*Your objective*
Return only the lines from the top of the material through the line marked by "ax = fig.add_axes([68", unaltered.

*Available data*
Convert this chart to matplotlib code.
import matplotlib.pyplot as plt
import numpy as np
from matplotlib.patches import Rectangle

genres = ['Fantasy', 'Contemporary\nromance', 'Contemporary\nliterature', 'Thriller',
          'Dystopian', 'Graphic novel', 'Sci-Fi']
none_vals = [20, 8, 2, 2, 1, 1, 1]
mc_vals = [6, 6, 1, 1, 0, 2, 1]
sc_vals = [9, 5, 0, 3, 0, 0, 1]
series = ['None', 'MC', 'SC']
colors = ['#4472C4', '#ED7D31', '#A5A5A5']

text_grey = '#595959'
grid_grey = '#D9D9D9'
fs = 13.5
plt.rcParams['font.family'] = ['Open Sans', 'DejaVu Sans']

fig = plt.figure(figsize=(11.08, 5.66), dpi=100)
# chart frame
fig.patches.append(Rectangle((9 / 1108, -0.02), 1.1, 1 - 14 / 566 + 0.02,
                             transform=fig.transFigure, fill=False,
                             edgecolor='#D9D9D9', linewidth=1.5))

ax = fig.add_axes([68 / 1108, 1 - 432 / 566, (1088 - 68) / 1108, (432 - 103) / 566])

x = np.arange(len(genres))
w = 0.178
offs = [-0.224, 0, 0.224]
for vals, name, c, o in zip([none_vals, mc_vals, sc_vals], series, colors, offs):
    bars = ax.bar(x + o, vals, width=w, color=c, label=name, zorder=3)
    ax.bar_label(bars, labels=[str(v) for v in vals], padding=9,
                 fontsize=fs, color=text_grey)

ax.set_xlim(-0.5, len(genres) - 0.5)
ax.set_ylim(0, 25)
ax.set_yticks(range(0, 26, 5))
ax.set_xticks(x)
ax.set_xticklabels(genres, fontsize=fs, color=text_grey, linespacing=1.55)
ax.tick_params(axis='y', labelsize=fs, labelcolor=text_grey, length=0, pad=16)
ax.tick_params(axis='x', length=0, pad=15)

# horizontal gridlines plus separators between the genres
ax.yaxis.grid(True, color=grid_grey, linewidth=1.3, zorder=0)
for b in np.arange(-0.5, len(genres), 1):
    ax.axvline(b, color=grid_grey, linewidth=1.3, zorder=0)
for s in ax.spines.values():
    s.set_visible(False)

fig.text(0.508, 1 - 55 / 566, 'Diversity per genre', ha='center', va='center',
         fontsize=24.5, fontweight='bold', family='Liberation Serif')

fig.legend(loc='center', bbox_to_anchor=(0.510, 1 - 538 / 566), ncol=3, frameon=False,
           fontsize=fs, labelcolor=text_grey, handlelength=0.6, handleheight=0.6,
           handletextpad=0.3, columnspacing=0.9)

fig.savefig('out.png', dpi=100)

*Exercise result*
Convert this chart to matplotlib code.
import matplotlib.pyplot as plt
import numpy as np
from matplotlib.patches import Rectangle

genres = ['Fantasy', 'Contemporary\nromance', 'Contemporary\nliterature', 'Thriller',
          'Dystopian', 'Graphic novel', 'Sci-Fi']
none_vals = [20, 8, 2, 2, 1, 1, 1]
mc_vals = [6, 6, 1, 1, 0, 2, 1]
sc_vals = [9, 5, 0, 3, 0, 0, 1]
series = ['None', 'MC', 'SC']
colors = ['#4472C4', '#ED7D31', '#A5A5A5']

text_grey = '#595959'
grid_grey = '#D9D9D9'
fs = 13.5
plt.rcParams['font.family'] = ['Open Sans', 'DejaVu Sans']

fig = plt.figure(figsize=(11.08, 5.66), dpi=100)
# chart frame
fig.patches.append(Rectangle((9 / 1108, -0.02), 1.1, 1 - 14 / 566 + 0.02,
                             transform=fig.transFigure, fill=False,
                             edgecolor='#D9D9D9', linewidth=1.5))

ax = fig.add_axes([68 / 1108, 1 - 432 / 566, (1088 - 68) / 1108, (432 - 103) / 566])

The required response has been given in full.